§ **Exercise goal**
Don't include pictures. Quote the lines below from the first through the line that contains "const yMin = 9995, yMax = 10102;".

§ **Data excerpt**
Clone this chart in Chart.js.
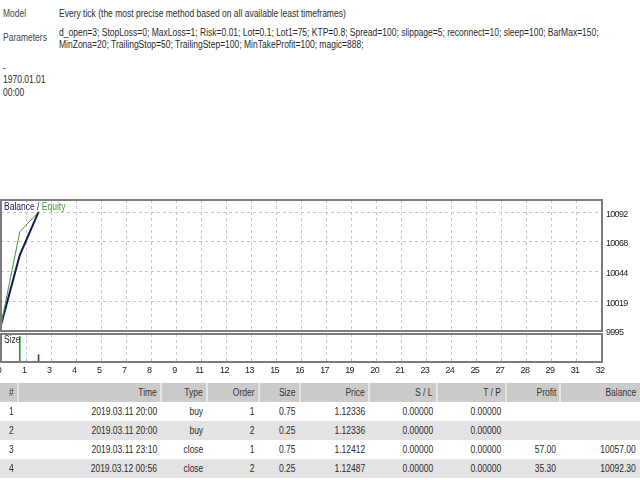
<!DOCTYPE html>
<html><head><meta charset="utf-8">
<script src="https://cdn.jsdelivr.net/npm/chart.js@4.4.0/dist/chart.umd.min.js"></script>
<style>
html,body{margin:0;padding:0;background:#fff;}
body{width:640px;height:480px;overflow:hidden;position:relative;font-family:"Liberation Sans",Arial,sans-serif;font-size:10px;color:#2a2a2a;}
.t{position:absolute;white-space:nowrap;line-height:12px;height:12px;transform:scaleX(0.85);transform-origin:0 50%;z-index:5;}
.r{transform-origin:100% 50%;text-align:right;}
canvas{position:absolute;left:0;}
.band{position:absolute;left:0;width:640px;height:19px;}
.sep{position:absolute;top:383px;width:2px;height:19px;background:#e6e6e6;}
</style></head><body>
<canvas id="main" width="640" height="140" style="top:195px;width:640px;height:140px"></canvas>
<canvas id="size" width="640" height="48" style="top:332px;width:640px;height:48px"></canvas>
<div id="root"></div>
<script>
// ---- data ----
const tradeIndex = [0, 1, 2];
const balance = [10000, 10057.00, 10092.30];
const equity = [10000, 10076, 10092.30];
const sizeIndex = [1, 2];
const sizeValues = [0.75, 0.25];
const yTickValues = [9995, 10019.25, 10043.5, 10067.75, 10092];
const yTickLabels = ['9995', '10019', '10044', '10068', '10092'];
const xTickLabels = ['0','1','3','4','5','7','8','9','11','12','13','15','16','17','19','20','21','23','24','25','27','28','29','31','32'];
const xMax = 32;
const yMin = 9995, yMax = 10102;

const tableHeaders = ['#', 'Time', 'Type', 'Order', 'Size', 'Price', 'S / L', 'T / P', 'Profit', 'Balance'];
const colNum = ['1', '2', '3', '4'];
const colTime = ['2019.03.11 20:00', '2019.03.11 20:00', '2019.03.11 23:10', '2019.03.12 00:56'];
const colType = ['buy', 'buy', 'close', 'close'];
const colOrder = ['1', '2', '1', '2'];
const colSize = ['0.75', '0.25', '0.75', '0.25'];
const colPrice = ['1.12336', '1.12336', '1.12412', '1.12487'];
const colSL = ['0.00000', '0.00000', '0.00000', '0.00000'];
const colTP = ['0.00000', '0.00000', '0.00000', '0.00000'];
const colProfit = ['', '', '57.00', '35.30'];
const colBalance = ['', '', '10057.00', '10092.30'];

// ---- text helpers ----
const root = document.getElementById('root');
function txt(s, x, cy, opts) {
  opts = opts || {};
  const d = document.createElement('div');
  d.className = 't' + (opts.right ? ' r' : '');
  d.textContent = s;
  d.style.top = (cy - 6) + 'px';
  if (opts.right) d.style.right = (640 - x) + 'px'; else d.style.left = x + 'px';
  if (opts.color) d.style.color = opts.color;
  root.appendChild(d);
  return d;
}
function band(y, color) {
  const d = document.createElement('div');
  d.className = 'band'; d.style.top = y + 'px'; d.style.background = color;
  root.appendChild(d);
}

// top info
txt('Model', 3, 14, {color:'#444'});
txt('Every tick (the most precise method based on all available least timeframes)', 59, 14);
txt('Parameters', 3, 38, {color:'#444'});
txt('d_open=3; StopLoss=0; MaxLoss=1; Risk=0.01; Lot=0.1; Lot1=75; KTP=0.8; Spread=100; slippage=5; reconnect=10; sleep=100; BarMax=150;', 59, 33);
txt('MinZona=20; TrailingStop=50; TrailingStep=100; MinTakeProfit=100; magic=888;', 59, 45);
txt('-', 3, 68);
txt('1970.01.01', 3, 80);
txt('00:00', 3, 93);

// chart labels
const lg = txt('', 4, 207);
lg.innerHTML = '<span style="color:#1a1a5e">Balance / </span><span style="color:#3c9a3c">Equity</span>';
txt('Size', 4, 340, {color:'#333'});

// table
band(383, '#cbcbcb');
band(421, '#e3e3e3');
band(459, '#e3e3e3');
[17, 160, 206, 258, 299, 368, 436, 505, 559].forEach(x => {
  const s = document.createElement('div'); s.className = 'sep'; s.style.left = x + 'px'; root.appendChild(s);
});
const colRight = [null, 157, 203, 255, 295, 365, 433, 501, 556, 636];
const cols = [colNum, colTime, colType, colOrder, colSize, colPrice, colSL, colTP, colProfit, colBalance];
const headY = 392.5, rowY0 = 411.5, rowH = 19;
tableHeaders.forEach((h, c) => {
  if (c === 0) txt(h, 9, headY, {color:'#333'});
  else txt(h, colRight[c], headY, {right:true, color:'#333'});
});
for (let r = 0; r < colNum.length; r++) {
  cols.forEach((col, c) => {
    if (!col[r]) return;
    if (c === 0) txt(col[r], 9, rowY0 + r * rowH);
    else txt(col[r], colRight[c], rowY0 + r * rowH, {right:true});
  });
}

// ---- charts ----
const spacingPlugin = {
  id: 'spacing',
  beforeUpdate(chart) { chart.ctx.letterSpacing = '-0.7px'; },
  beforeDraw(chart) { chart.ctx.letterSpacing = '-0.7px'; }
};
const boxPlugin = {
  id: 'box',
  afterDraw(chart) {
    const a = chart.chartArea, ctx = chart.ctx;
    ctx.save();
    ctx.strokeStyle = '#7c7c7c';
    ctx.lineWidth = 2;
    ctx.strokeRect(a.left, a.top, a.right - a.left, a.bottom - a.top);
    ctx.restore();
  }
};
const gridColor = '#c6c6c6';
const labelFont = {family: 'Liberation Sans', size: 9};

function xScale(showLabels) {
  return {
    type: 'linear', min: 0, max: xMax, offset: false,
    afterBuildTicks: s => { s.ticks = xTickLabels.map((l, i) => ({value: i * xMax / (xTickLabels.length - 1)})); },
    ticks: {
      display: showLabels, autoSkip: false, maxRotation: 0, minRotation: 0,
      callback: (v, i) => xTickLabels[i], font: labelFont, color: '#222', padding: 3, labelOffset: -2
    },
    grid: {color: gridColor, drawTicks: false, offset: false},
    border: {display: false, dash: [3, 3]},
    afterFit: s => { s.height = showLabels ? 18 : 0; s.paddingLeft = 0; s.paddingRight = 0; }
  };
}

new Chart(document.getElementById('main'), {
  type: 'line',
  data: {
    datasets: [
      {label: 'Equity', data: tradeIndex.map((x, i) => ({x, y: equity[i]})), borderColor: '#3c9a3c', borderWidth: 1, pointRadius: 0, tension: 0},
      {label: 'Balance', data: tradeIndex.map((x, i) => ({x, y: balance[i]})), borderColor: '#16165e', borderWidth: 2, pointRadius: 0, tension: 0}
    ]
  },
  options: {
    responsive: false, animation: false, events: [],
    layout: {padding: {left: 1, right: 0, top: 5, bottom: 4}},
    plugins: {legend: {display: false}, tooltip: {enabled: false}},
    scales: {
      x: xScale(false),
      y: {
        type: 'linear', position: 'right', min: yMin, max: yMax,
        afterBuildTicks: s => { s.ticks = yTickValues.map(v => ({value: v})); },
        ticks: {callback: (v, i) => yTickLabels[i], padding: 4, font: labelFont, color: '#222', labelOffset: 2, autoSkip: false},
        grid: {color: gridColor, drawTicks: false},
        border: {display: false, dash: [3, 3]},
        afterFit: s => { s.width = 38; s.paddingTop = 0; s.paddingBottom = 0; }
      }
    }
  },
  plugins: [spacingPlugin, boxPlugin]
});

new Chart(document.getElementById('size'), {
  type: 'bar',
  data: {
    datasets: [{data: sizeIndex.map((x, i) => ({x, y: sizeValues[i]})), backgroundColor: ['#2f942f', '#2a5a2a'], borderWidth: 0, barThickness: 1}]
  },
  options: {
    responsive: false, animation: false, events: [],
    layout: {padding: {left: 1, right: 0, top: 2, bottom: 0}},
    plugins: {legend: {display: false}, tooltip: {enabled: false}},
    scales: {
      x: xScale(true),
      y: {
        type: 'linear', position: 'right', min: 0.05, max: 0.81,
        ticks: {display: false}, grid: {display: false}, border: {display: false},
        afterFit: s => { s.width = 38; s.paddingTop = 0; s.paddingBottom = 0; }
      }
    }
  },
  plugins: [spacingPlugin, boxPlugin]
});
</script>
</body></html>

§ **Exercise output**
Clone this chart in Chart.js.
<!DOCTYPE html>
<html><head><meta charset="utf-8">
<script src="https://cdn.jsdelivr.net/npm/chart.js@4.4.0/dist/chart.umd.min.js"></script>
<style>
html,body{margin:0;padding:0;background:#fff;}
body{width:640px;height:480px;overflow:hidden;position:relative;font-family:"Liberation Sans",Arial,sans-serif;font-size:10px;color:#2a2a2a;}
.t{position:absolute;white-space:nowrap;line-height:12px;height:12px;transform:scaleX(0.85);transform-origin:0 50%;z-index:5;}
.r{transform-origin:100% 50%;text-align:right;}
canvas{position:absolute;left:0;}
.band{position:absolute;left:0;width:640px;height:19px;}
.sep{position:absolute;top:383px;width:2px;height:19px;background:#e6e6e6;}
</style></head><body>
<canvas id="main" width="640" height="140" style="top:195px;width:640px;height:140px"></canvas>
<canvas id="size" width="640" height="48" style="top:332px;width:640px;height:48px"></canvas>
<div id="root"></div>
<script>
// ---- data ----
const tradeIndex = [0, 1, 2];
const balance = [10000, 10057.00, 10092.30];
const equity = [10000, 10076, 10092.30];
const sizeIndex = [1, 2];
const sizeValues = [0.75, 0.25];
const yTickValues = [9995, 10019.25, 10043.5, 10067.75, 10092];
const yTickLabels = ['9995', '10019', '10044', '10068', '10092'];
const xTickLabels = ['0','1','3','4','5','7','8','9','11','12','13','15','16','17','19','20','21','23','24','25','27','28','29','31','32'];
const xMax = 32;
const yMin = 9995, yMax = 10102;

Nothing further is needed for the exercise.